Wullie Birrell asintió con un gesto de agradecimiento y se marchó apresuradamente. Ya había salido de la fábrica cuando Duncan dejó sus herramientas y caminó lentamente hacia el teléfono de la cantina, llamando primero al presidente de los shop stewards y luego al secretario local del sindicato, mientras en sus oídos resonaba el repicar metálico de las ollas y los cubiertos. Después fue directamente a ver al señor Catter, el gerente de la fábrica, y presentó una queja formal.

Catter escuchó con calma pero con creciente preocupación la queja de Duncan Ewart. Había que terminar el pedido de Crofton, era fundamental.
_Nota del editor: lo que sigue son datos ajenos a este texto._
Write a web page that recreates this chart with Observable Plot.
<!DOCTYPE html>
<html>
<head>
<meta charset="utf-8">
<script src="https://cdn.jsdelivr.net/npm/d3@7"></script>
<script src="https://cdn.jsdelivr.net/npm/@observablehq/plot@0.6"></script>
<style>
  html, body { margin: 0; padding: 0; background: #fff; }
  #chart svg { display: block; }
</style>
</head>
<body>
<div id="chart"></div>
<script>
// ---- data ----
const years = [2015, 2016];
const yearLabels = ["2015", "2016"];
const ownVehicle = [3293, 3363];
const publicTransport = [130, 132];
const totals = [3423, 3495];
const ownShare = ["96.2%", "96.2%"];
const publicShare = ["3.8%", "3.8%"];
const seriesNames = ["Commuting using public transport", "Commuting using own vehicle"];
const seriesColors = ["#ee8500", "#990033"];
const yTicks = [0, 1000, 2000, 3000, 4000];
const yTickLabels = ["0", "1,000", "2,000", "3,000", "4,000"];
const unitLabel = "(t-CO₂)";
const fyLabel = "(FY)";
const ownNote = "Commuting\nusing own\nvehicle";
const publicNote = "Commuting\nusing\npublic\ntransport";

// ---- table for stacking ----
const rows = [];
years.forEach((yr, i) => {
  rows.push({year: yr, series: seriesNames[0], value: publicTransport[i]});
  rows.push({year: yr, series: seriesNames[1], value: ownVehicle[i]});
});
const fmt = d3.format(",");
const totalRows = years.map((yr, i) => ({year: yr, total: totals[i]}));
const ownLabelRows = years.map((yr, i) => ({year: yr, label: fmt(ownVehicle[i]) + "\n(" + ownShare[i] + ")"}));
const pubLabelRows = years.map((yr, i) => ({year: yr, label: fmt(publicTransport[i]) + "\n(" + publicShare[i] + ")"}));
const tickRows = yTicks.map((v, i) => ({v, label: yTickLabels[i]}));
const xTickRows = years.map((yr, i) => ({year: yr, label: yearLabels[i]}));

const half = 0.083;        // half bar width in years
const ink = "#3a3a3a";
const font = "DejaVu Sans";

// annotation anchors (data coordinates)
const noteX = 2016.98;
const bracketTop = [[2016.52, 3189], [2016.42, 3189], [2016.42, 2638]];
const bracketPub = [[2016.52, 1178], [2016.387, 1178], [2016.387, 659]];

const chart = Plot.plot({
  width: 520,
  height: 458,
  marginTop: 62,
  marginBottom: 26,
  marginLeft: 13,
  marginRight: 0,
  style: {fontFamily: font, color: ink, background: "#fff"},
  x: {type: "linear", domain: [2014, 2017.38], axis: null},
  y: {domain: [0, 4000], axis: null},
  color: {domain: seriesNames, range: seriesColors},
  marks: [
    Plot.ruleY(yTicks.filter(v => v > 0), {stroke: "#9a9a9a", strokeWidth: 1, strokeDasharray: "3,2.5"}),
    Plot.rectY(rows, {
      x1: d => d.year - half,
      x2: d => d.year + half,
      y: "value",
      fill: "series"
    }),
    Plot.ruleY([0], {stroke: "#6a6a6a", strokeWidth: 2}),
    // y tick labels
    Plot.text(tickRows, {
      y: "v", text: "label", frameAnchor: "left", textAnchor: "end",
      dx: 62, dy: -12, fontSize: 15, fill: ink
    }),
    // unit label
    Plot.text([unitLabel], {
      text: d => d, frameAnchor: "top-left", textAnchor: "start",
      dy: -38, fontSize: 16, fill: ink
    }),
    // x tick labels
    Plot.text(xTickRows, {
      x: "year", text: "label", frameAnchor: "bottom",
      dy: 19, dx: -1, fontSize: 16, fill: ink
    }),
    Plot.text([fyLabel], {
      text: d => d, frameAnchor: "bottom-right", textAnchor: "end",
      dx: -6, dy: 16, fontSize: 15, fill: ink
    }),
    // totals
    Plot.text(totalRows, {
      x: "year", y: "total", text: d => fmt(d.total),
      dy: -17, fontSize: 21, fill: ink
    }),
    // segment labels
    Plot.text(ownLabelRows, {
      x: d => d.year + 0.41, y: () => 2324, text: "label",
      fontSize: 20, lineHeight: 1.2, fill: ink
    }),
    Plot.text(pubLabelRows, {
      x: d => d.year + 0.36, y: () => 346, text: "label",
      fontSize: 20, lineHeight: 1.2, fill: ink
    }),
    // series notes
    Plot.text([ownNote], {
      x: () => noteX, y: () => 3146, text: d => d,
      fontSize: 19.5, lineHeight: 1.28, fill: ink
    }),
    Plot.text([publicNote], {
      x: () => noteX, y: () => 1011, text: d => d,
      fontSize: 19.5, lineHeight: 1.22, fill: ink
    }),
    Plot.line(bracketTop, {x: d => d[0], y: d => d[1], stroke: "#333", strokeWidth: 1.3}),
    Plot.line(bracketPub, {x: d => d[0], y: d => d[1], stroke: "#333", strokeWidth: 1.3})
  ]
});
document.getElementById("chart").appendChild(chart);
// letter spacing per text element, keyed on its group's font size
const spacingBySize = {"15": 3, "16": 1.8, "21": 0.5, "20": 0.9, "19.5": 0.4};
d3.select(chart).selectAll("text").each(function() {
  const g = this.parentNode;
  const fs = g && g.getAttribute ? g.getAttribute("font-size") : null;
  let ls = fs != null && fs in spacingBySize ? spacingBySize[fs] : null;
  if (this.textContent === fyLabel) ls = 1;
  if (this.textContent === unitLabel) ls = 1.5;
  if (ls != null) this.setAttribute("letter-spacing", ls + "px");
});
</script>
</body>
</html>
Y Ewart, bueno, podía conseguir que todos los hombres que había en el taller abandonaran el trabajo en apoyo del tal Birrell. ¿En qué demonios andaría pensando ese payaso de Abercrombie? Sin duda, Catter le había dicho que se asegurase por todos los medios necesarios de terminar aquel pedido, y sí, ésos eran los términos que había usado, pero evidentemente el muy idiota había perdido todo vestigio de sentido común y de perspectiva.

Catter estudió al hombre alto y de aspecto franco que tenía enfrente. Se había topado muchas veces con tipos duros con una agenda oculta en el papel de shop steward. Le odiaban a él; detestaban a la compañía y todo lo que representaba. Ewart no era de ésos. Sus ojos poseían un brillo cálido, una especie de tranquila rectitud que, cuando uno se enfrentaba a ella durante un rato, parecía tener más que ver con la travesura y el buen humor que con la ira. «Parece ser que ha habido un malentendido, señor Ewart», dijo lentamente Catter, desplegando una sonrisa que esperaba fuera contagiosa. «Le explicare la situación al señor Abercrombie.»
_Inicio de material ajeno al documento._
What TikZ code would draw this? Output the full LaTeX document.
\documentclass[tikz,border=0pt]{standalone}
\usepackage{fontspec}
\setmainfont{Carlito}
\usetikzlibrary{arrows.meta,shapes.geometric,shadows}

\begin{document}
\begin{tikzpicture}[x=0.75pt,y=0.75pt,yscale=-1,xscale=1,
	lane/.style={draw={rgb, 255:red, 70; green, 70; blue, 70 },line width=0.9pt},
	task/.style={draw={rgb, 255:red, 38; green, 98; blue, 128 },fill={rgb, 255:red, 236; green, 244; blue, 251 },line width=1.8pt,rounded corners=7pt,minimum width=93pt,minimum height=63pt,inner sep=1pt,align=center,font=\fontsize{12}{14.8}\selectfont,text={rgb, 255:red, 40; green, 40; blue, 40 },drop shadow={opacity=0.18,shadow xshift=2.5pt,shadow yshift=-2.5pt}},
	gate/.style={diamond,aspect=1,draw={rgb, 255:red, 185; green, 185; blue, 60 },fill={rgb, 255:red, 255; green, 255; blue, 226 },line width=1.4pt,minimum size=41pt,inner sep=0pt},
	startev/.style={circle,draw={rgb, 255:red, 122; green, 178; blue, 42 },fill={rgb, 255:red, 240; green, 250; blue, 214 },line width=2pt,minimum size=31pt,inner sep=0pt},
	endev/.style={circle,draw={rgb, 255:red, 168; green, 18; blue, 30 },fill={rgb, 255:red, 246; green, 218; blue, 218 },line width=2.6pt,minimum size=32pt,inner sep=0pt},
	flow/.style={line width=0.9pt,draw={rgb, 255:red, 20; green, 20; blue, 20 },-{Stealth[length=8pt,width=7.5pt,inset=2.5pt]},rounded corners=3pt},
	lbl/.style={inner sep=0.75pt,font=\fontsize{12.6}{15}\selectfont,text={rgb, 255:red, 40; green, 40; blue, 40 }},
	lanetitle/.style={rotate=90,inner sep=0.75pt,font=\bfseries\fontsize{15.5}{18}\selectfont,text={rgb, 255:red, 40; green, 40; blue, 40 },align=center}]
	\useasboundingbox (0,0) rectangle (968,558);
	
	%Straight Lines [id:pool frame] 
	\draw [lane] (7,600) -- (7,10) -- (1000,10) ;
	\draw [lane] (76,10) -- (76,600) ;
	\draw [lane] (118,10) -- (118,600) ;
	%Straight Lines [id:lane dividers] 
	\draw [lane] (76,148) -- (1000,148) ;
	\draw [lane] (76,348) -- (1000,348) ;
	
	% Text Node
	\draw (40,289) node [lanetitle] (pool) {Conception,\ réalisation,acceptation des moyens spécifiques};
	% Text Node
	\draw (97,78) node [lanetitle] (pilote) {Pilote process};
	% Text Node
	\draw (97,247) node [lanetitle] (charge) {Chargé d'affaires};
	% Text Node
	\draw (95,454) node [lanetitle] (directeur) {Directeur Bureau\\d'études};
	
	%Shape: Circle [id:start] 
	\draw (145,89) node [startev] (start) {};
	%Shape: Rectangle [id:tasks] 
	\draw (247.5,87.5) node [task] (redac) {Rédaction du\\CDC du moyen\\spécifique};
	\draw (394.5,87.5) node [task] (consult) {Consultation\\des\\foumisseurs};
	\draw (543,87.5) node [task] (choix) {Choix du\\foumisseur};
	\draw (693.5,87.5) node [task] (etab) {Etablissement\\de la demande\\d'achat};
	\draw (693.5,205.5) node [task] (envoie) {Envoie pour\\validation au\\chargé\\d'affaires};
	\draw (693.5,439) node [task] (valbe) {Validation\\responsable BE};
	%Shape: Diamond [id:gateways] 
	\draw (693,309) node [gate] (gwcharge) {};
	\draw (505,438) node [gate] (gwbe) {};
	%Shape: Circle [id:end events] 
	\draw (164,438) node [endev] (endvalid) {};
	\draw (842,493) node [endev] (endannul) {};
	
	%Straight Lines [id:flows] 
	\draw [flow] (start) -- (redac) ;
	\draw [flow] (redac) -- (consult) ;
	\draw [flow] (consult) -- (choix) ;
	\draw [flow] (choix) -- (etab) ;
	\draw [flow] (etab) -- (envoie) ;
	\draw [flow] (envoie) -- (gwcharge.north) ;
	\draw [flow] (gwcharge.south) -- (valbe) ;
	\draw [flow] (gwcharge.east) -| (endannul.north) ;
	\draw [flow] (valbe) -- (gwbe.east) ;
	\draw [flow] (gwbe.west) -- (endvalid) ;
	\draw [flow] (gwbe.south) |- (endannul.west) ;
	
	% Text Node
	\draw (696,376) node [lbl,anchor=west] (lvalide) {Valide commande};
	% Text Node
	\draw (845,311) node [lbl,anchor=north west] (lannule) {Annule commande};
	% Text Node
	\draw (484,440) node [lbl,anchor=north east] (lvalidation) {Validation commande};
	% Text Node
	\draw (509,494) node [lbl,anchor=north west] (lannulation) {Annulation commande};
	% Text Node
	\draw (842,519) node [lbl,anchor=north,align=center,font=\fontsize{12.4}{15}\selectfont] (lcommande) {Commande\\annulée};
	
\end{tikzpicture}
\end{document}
«Muy bien», asintió Duncan, añadiendo tras una pausa: «Se agradece.»

Por su parte, a Duncan le caía bastante bien Catter, que siempre le había parecido un hombre de talante fundamentalmente justo y equitativo. Cuando le tocaba imponer los dictados más estrafalarios procedentes de las altas esferas, se notaba que no lo hacía con mucho entusiasmo. Y no debía de ser muy grato tratar de mantener a raya a los chalados como Abercrombie.

Abercrombie. Vaya majaron.

Durante el camino de vuelta al taller, Duncan Ewart no pudo resistir la tentación de asomar la cabeza por la cabina —aislada del taller— que Abercrombie llamaba su oficina. «¡Gracias, Tam!»

Abercrombie levantó la vista de las hojas de trabajo extendidas sobre su mesa y le miró. «¿Gracias por qué?», preguntó, intentando fingir sorpresa, pero con la cara colorada. Le habían acosado, le estaban presionando y no había pensado con lucidez cuando lo de Birrell. Y le había hecho el juego a ese bolchevique cabrón de Ewart.

Duncan Ewart sonrió con gesto grave. «Por tratar de retener a Wullie Birrell un viernes por la tarde, cuando los muchachos se mueren de ganas de dejar las herramientas. Muy buena gestión. Ya lo he arreglado, acabo de decirle que se marchara», añadió con presunción.

En el pecho de Abercrombie estalló una bola de odio que llegó hasta las puntas de los dedos de sus extremidades. Empezó a ruborizarse y a estremecerse. No podía remediarlo. Aquel hijoputa de Ewart: ¿quién cojones creía que era? «¡En este puto taller mando yo! ¡Más vale que no lo olvides!»

Duncan sonrió burlonamente ante el pronto de Abercrombie. «Disculpa, Tam, ahí llega la caballería.»

En aquel momento Abercrombie se arrugó, no ante las palabras de Duncan sino ante la visión de un Catter de expresión pétrea a sus espaldas, como si todo hubiera estado dispuesto de antemano. Peor aún, entró en la cabina con el presidente de los shop stewards Bobby Affleck. Affleck era un toro humano con un porte ferozmente intimidatorio hasta cuando se hallaba levemente irritado. Pero en aquel momento —Abercrombie lo notó de inmediato— el presidente se hallaba en un estado de furor incandescente.

Duncan le sonrió a Abercrombie y le guiñó el ojo a Affleck antes de marcharse y cerrar la puerta a sus espaldas. La delgada puerta de contrachapado resultó ser una barrera muy pobre frente al sonido de la furia de Affleck.

Milagrosamente, todos los tornos y taladros del taller se apagaron, uno detrás de otro, dando paso al sonido de la risa, que inundó el taller de hormigón pintado de gris como un torrente de colores primaverales.